What do we need to do? Well, the steps we need to take are well known. There is no magic to this! The main thing is that we must substantially reduce our use of fossil fuels, in transportation, industry, and agriculture. We need to prioritise public transport over private cars, we need well-built insulated homes and public buildings, we need to switch agriculture from mass industrial production to more locally resourced and sustainable farming.
We have to stop doing the things that are purely wasteful, and so much of the capitalist economy is waste. Let’s start with the war machine, which only exists to kill and destroy. Let’s stop spending billions on advertising.
All of these measures require ending what old-time socialists correctly called the ‘profit system’. All economic decisions and actions must be based on promoting sustainable human development, not on enriching few billionaires.
You know, people sometimes say Marx didn’t say much about the ecological costs of capitalism, but actually he did!

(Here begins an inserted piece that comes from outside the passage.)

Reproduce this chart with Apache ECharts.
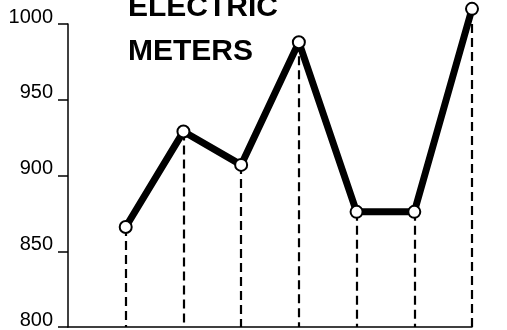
<!DOCTYPE html>
<html>
<head>
<meta charset="utf-8">
<script src="https://cdn.jsdelivr.net/npm/echarts@6/dist/echarts.min.js"></script>
<style>html,body{margin:0;padding:0;background:#fff;}#c{width:507px;height:330px;}</style>
</head>
<body>
<div id="c"></div>
<script>
var titleText = 'ELECTRIC\nMETERS';
var categories = ['', 'P1', 'P2', 'P3', 'P4', 'P5', 'P6', 'P7'];
var meterValues = [null, 866, 929, 907, 988, 876, 876, 1010];
var yTicks = [800, 850, 900, 950, 1000];

var yMin = yTicks[0], yMax = yTicks[yTicks.length - 1];
var dropLines = [];
categories.forEach(function (c, i) {
  if (meterValues[i] != null) {
    dropLines.push([{ coord: [c, Math.min(meterValues[i], yMax)] }, { coord: [c, yMin] }]);
  }
});

var chart = echarts.init(document.getElementById('c'));
chart.setOption({
  animation: false,
  backgroundColor: '#fff',
  title: {
    text: titleText,
    left: 123, top: -19,
    textStyle: { fontFamily: 'Liberation Sans', fontSize: 30, fontWeight: 'bold', color: '#000', lineHeight: 44 }
  },
  grid: { left: 68, right: 35, top: 24, bottom: 2, containLabel: false },
  xAxis: {
    type: 'category', data: categories, boundaryGap: false,
    axisLine: { show: true, lineStyle: { color: '#000', width: 1.5 } },
    axisTick: { show: false }, axisLabel: { show: false }, splitLine: { show: false }
  },
  yAxis: {
    type: 'value', min: yMin, max: yMax, interval: 50,
    axisLine: { show: true, lineStyle: { color: '#000', width: 1.5 } },
    axisTick: { show: true, length: 10, lineStyle: { color: '#000', width: 1.5 } },
    axisLabel: { margin: 15, color: '#000', fontFamily: 'Liberation Sans', fontSize: 20,
      verticalAlign: 'bottom', lineHeight: 14,
      formatter: function (v) { return String(v); } },
    splitLine: { show: false }
  },
  series: [
    {
      type: 'line', data: meterValues, clip: false, showSymbol: false, z: 2,
      lineStyle: { color: '#000', width: 7 },
      markLine: {
        silent: true, symbol: ['none', 'none'], label: { show: false },
        lineStyle: { color: '#000', width: 2.2, type: [9, 5] },
        data: dropLines
      }
    },
    {
      type: 'scatter', data: meterValues, clip: false, z: 5,
      symbol: 'circle', symbolSize: 12,
      itemStyle: { color: '#fff', borderColor: '#000', borderWidth: 2, opacity: 1 }
    }
  ]
});
</script>
</body>
</html>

He said, to paraphrase, that we don’t own the planet, we are just the temporary custodians or tenants of the world and our job is to hand it over to the next generation in good or better condition. If that revolutionary principle was embedded in all economic decision making, then most of the environmental and ecological crises we face could be eliminated.
What do we need to do, as a left, to build and sustain a movement against climate change?
I think the election of Trump has shaken the climate movement, but we need to re-engage and reconnect quickly. For too much of the left, the environment is just one item in a list of issues, given no particular emphasis. That needs to change. Capitalism is driving ecological crises that, in the lifetime of our children and our grandchildren, will disrupt social life and make our lives, their lives, much more difficult. We need to work together across the left to make campaigning around climate issues central to our work as ecosocialist anticapitalists.